Request By:
Mr. J. William Young
Bradshaw & Weil
621 Broadway
Paducah, Kentucky 42001
Opinion
Opinion By: Steven L. Beshear, Attorney General; By: Walter C. Herdman, Assistant Deputy Attorney General
This is in response to your letter of March 15, in which you raise the following questions:
"1. Under the Code, could a city soliciting insurance proposals, for example, limit its list of bidders to agencies that have their major office within the boundaries of that city's limits?
2. Under 45A.345(6), does this mean that a city or similar public agency could specify an advantage of say 25% on insurance pricing for an agency whose main office is inside that city's limits? Perhaps the reasoning could be that such an agency can provide on the spot handling and services for loss adjustment, third party liability, etc."
Our response to both questions would be in the negative, assuming that the city is operating under the Model Procurement Code that would require competitive sealed bidding on all contracts in excess of $ 5,000 under the terms of KRS 45A.365. Where competitive bids are required, all persons desiring to bid must be afforded the opportunity to do so. The purpose of requiring bids is to invite competition and guard against favoritism, extravagance, fraud and corruption and to secure the best possible work at the least price that is prescribed. Bidding requirements are enacted for the benefit of property owners and taxpayers and not for the benefit and enrichment of bidders and should be so construed and administered as to accomplish such purpose in the public interest. Referring to McQuillin, Municipal Corporations, Vol. 10, § 29.29, we quote the following:
"A fair opportunity must be afforded for free competition. Inherent in competitive bidding is the requirement that the public body shall prescribe a common standard on all matters that are material to the proposals, to the end that interested persons may bid intelligently and will be induced to bid by the promise of impartiality. No scheme or device promotive of favoritism or unfairness or which imposes limitations, not applicable to all bidders alike, will be tolerated. These fundamental rules have been announced and applied in a multitude of cases."
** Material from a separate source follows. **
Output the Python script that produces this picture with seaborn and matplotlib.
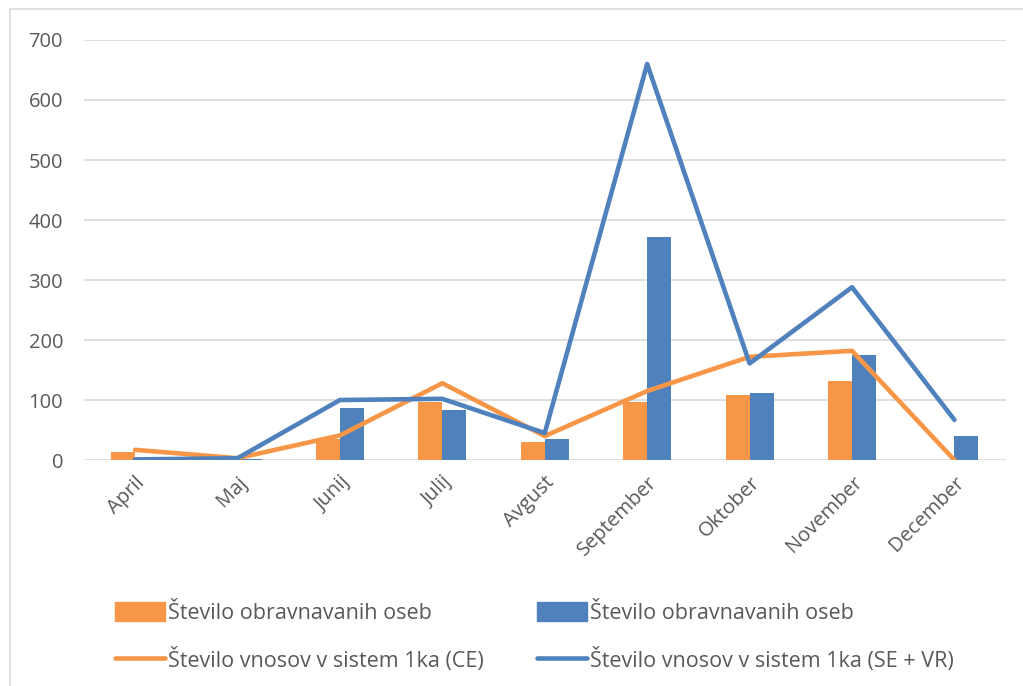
import numpy as np
import pandas as pd
import matplotlib
matplotlib.use("Agg")
import matplotlib.pyplot as plt
import seaborn as sns
from matplotlib.patches import Patch, Rectangle
from matplotlib.lines import Line2D

months = ["April", "Maj", "Junij", "Julij", "Avgust", "September", "Oktober", "November", "December"]
osebe_ce = [13, 2, 35, 97, 30, 97, 108, 132, 0]
osebe_se = [0, 2, 86, 84, 35, 371, 111, 175, 40]
vnosi_ce = [17, 3, 41, 128, 40, 115, 172, 182, 0]
vnosi_se = [1, 3, 100, 102, 45, 660, 161, 288, 67]

lbl_bar = "Število obravnavanih oseb"
lbl_ce = "Število vnosov v sistem 1ka (CE)"
lbl_se = "Število vnosov v sistem 1ka (SE + VR)"

orange = "#F79646"
blue = "#4F81BD"
grey = "#595959"

sns.set_style("white")
plt.rcParams["font.family"] = ["Open Sans", "DejaVu Sans"]

bars = pd.DataFrame({
    "mesec": months * 2,
    "vrednost": osebe_ce + osebe_se,
    "skupina": ["CE"] * len(months) + ["SE"] * len(months),
})

fig = plt.figure(figsize=(10.23, 6.86), dpi=100)
ax = fig.add_axes([0.082, 0.3294, 0.901, 0.6123])

sns.barplot(data=bars, x="mesec", y="vrednost", hue="skupina", order=months,
            palette=[orange, blue], width=0.47, saturation=1, linewidth=0,
            legend=False, ax=ax)

xs = np.arange(len(months))
ax.plot(xs, vnosi_ce, color=orange, lw=3.3, solid_capstyle="round", solid_joinstyle="round", zorder=4)
ax.plot(xs, vnosi_se, color=blue, lw=3.3, solid_capstyle="round", solid_joinstyle="round", zorder=5)

ax.set_xlim(-0.5, len(months) - 0.5)
ax.set_ylim(0, 700)
ax.set_yticks(range(0, 701, 100))
ax.yaxis.grid(True, color="#d9d9d9", lw=1.2)
ax.set_axisbelow(True)
for s in ax.spines.values():
    s.set_visible(False)
ax.set_xlabel("")
ax.set_ylabel("")
ax.tick_params(axis="both", length=0, labelsize=14.5, colors=grey)
ax.tick_params(axis="y", pad=15)
ax.set_xticks(xs)
ax.set_xticklabels(months, rotation=45, ha="right", rotation_mode="anchor")
ax.tick_params(axis="x", pad=9)

handles = [Patch(color=orange), Patch(color=blue),
           Line2D([], [], color=orange, lw=3.3, solid_capstyle="round"),
           Line2D([], [], color=blue, lw=3.3, solid_capstyle="round")]
labels = [lbl_bar, lbl_bar, lbl_ce, lbl_se]
# legenda se polni po stolpcih, zato preuredimo
order = [0, 2, 1, 3]
fig.legend([handles[i] for i in order], [labels[i] for i in order], ncol=2,
           loc="upper left", bbox_to_anchor=(0.104, 0.135), frameon=False,
           fontsize=15.5, labelcolor=grey, handlelength=2.3, handleheight=1.0,
           handletextpad=0.15, columnspacing=2.5, labelspacing=1.1,
           borderaxespad=0, bbox_transform=fig.transFigure)

fig.patches.append(Rectangle((10 / 1023, -0.01), 1.0, (686 - 9) / 686 + 0.01,
                             transform=fig.transFigure, fill=False,
                             edgecolor="#d9d9d9", lw=1.2))

fig.savefig("out.png", dpi=100)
The Court, in City of Springfield v. Haydon, 216 Ky. 483, 288 S.W. 337 (1926), held that "competitive bidding must not be destroyed or impaired."
Thus, for the city to limit its list of bidders to those insurance agencies having major offices within the boundaries of the city limits would, in our opinion, violate the purpose and intent of requiring competitive bidding under the Kentucky Model Procurement Code or, for that matter, any other statute that requires competitive bidding.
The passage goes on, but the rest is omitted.